The lines from the top of the material through the line with "3.3, 3.36, 3.36]" are to be set down exactly. Leave the pictures out.

MATERIAL

* BEGIN *

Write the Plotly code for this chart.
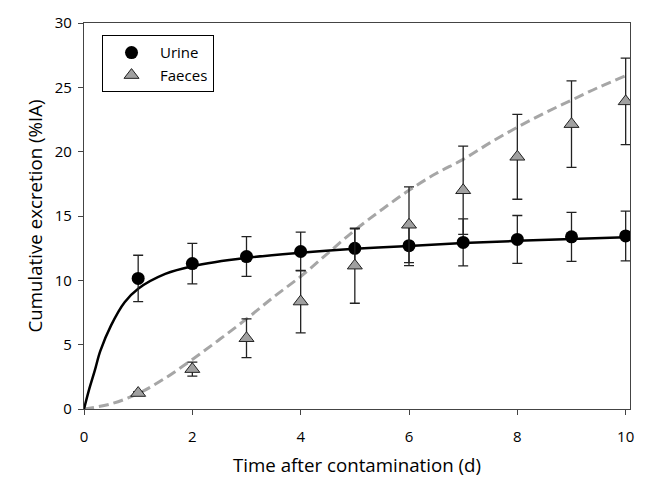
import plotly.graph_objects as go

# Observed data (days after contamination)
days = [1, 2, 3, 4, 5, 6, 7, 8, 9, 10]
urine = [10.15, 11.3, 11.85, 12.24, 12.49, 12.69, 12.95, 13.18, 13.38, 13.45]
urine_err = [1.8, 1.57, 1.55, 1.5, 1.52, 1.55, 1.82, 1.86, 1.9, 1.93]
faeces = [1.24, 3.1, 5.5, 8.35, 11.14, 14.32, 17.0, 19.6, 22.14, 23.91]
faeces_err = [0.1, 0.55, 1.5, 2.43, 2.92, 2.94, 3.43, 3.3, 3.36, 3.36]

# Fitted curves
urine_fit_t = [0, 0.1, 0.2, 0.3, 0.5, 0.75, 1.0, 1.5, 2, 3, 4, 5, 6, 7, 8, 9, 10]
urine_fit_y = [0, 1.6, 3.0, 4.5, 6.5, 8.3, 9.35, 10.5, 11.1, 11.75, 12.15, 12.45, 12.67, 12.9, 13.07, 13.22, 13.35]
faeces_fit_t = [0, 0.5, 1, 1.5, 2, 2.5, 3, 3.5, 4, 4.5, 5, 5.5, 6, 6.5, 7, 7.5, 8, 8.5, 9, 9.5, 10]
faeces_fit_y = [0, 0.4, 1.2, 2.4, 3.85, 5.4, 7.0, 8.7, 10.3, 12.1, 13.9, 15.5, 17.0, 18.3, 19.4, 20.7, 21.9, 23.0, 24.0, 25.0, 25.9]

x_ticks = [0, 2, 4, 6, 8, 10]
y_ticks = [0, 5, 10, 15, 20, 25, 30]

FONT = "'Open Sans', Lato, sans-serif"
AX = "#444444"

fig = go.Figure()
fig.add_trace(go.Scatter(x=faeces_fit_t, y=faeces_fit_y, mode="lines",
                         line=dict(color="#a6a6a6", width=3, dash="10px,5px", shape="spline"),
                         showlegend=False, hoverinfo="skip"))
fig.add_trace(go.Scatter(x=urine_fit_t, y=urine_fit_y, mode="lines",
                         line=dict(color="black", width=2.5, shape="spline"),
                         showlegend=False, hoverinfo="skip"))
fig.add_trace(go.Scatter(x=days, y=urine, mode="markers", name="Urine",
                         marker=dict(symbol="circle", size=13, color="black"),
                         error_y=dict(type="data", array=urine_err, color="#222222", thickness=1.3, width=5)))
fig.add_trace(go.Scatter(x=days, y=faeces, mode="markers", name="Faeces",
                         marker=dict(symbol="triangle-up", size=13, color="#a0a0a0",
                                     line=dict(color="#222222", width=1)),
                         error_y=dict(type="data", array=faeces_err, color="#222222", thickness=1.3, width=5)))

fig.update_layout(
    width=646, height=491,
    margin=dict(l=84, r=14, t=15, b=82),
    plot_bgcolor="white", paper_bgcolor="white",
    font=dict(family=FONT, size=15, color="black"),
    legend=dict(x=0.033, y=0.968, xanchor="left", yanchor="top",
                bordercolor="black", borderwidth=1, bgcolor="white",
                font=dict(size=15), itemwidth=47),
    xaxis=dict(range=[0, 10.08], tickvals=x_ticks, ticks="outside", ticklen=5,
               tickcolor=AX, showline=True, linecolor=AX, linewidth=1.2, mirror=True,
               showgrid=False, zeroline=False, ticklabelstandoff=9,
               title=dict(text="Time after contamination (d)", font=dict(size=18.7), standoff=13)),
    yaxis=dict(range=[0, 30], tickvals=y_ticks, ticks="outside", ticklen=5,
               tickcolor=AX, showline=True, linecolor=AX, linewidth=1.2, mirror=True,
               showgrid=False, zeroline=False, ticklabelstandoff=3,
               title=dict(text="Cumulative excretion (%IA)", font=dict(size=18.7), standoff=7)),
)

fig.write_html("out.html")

* END *

THE OUTPUT
Write the Plotly code for this chart.
import plotly.graph_objects as go

# Observed data (days after contamination)
days = [1, 2, 3, 4, 5, 6, 7, 8, 9, 10]
urine = [10.15, 11.3, 11.85, 12.24, 12.49, 12.69, 12.95, 13.18, 13.38, 13.45]
urine_err = [1.8, 1.57, 1.55, 1.5, 1.52, 1.55, 1.82, 1.86, 1.9, 1.93]
faeces = [1.24, 3.1, 5.5, 8.35, 11.14, 14.32, 17.0, 19.6, 22.14, 23.91]
faeces_err = [0.1, 0.55, 1.5, 2.43, 2.92, 2.94, 3.43, 3.3, 3.36, 3.36]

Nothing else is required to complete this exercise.